• [GIVEN PROBLEM] Reproduce the listing below exactly, minus its pictures.

• [INFORMATION SUPPLIED]

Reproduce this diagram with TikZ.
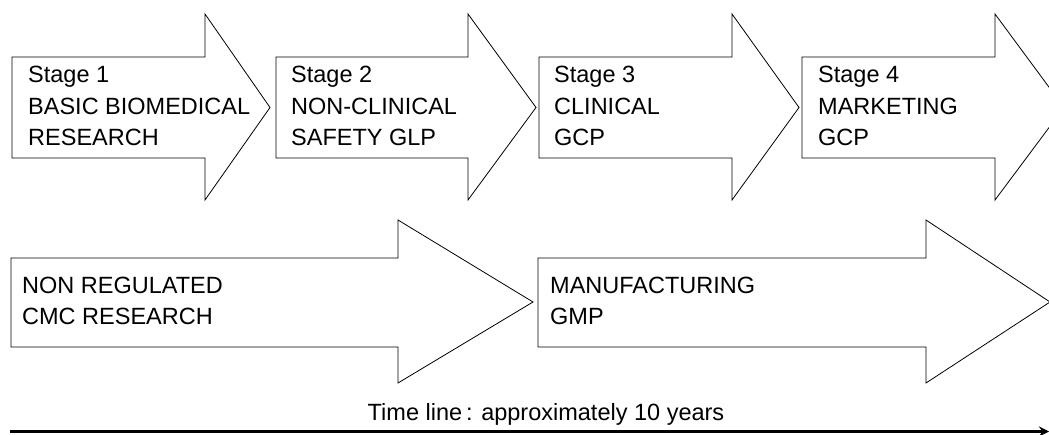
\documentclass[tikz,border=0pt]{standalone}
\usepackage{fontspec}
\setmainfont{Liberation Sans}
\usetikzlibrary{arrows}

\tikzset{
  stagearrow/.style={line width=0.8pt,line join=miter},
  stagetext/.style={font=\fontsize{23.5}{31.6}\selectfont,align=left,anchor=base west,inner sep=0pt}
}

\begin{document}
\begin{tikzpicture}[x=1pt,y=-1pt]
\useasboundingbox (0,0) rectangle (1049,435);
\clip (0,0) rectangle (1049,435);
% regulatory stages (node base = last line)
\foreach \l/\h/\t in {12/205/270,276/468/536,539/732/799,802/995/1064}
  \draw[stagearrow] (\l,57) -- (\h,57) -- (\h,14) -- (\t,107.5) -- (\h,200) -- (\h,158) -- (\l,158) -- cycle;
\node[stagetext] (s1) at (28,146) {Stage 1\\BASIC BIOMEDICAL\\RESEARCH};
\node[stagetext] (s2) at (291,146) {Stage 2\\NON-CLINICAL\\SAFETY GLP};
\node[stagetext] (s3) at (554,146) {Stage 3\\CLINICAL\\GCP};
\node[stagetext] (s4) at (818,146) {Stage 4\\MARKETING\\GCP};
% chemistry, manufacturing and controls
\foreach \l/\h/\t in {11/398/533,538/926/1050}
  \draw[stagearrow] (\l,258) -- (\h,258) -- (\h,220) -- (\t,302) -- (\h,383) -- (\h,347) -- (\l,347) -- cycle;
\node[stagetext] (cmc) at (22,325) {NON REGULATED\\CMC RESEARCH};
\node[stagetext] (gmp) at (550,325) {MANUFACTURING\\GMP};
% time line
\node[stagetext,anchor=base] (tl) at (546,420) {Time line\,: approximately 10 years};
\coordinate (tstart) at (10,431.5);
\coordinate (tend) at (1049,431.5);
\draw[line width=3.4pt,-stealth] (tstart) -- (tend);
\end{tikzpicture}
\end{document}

• [SOLUTION TO THE EXERCISE]
Reproduce this diagram with TikZ.
\documentclass[tikz,border=0pt]{standalone}
\usepackage{fontspec}
\setmainfont{Liberation Sans}
\usetikzlibrary{arrows}

\tikzset{
  stagearrow/.style={line width=0.8pt,line join=miter},
  stagetext/.style={font=\fontsize{23.5}{31.6}\selectfont,align=left,anchor=base west,inner sep=0pt}
}

\begin{document}
\begin{tikzpicture}[x=1pt,y=-1pt]
\useasboundingbox (0,0) rectangle (1049,435);
\clip (0,0) rectangle (1049,435);
% regulatory stages (node base = last line)
\foreach \l/\h/\t in {12/205/270,276/468/536,539/732/799,802/995/1064}
  \draw[stagearrow] (\l,57) -- (\h,57) -- (\h,14) -- (\t,107.5) -- (\h,200) -- (\h,158) -- (\l,158) -- cycle;
\node[stagetext] (s1) at (28,146) {Stage 1\\BASIC BIOMEDICAL\\RESEARCH};
\node[stagetext] (s2) at (291,146) {Stage 2\\NON-CLINICAL\\SAFETY GLP};
\node[stagetext] (s3) at (554,146) {Stage 3\\CLINICAL\\GCP};
\node[stagetext] (s4) at (818,146) {Stage 4\\MARKETING\\GCP};
% chemistry, manufacturing and controls
\foreach \l/\h/\t in {11/398/533,538/926/1050}
  \draw[stagearrow] (\l,258) -- (\h,258) -- (\h,220) -- (\t,302) -- (\h,383) -- (\h,347) -- (\l,347) -- cycle;
\node[stagetext] (cmc) at (22,325) {NON REGULATED\\CMC RESEARCH};
\node[stagetext] (gmp) at (550,325) {MANUFACTURING\\GMP};
% time line
\node[stagetext,anchor=base] (tl) at (546,420) {Time line\,: approximately 10 years};
\coordinate (tstart) at (10,431.5);
\coordinate (tend) at (1049,431.5);
\draw[line width=3.4pt,-stealth] (tstart) -- (tend);
\end{tikzpicture}
\end{document}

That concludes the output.